> **Material for this exercise**
══════════

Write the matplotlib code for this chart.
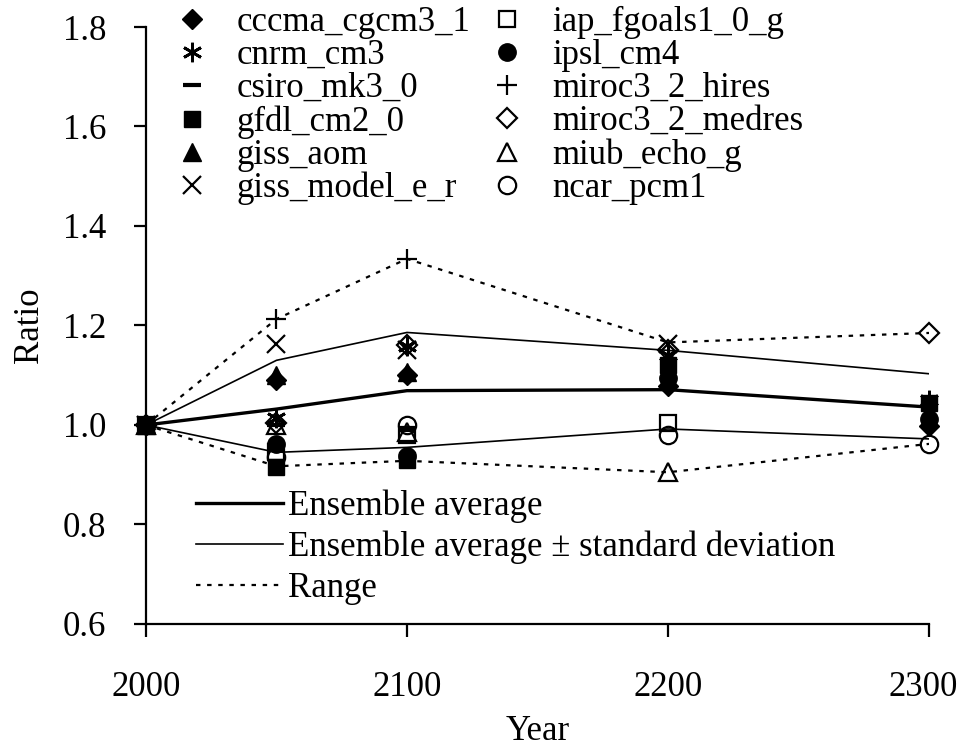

══════════

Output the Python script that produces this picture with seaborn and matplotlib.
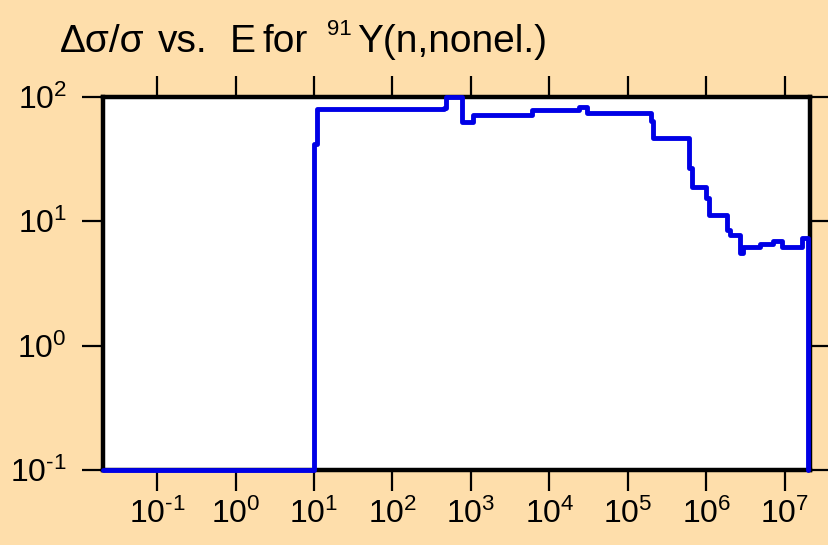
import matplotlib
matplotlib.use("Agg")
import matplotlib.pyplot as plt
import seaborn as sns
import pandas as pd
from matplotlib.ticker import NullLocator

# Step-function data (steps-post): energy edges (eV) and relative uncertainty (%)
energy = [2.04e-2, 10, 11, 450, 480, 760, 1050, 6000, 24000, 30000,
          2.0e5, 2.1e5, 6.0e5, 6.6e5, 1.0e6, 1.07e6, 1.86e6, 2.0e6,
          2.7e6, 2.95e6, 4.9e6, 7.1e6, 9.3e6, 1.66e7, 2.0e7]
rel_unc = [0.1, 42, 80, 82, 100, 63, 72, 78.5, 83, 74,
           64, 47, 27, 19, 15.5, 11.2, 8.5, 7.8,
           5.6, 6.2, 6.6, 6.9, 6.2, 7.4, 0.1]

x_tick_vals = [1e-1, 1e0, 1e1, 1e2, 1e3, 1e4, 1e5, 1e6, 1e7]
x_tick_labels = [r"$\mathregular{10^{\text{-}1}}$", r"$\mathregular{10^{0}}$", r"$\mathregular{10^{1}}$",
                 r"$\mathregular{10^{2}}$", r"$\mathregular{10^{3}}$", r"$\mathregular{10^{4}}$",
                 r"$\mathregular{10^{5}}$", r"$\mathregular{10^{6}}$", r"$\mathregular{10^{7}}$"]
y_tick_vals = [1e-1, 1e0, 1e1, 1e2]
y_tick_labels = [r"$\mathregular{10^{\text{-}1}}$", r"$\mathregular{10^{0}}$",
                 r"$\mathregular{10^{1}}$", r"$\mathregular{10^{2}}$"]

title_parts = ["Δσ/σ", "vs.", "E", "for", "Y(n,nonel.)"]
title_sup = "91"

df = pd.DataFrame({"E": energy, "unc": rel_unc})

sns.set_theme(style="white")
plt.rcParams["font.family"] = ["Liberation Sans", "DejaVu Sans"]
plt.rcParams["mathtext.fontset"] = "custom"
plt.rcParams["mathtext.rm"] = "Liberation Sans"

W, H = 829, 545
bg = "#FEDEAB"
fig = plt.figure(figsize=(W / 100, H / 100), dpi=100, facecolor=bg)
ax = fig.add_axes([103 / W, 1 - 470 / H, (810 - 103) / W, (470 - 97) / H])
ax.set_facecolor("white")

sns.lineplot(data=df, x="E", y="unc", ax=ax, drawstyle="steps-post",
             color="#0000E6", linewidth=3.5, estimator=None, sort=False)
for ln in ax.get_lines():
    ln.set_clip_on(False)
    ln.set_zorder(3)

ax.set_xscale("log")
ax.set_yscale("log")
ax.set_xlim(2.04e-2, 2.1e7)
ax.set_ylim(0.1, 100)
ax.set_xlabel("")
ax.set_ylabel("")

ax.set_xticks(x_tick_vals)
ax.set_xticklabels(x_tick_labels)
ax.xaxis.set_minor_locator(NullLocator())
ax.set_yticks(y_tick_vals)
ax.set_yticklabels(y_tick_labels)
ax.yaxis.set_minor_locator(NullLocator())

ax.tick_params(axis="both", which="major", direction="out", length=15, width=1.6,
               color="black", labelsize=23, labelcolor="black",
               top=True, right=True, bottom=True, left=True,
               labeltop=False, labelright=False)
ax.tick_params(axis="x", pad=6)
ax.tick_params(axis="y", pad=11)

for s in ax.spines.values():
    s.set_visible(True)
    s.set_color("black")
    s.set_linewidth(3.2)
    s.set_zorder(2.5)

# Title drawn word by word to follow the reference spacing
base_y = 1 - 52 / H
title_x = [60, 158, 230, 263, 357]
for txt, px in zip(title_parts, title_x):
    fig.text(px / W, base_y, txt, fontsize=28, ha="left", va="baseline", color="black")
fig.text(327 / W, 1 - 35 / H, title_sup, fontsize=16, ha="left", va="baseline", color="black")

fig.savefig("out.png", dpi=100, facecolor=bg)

══════════

> **Brief**
In the listing above, find the line with "Output the Python" and the line with "5.6, 6.2, 6.6, 6.9, 6.2, 7.4, 0.1]". Copy exactly those two and every line between, without the pictures.

> **Result of this exercise**
Output the Python script that produces this picture with seaborn and matplotlib.
import matplotlib
matplotlib.use("Agg")
import matplotlib.pyplot as plt
import seaborn as sns
import pandas as pd
from matplotlib.ticker import NullLocator

# Step-function data (steps-post): energy edges (eV) and relative uncertainty (%)
energy = [2.04e-2, 10, 11, 450, 480, 760, 1050, 6000, 24000, 30000,
          2.0e5, 2.1e5, 6.0e5, 6.6e5, 1.0e6, 1.07e6, 1.86e6, 2.0e6,
          2.7e6, 2.95e6, 4.9e6, 7.1e6, 9.3e6, 1.66e7, 2.0e7]
rel_unc = [0.1, 42, 80, 82, 100, 63, 72, 78.5, 83, 74,
           64, 47, 27, 19, 15.5, 11.2, 8.5, 7.8,
           5.6, 6.2, 6.6, 6.9, 6.2, 7.4, 0.1]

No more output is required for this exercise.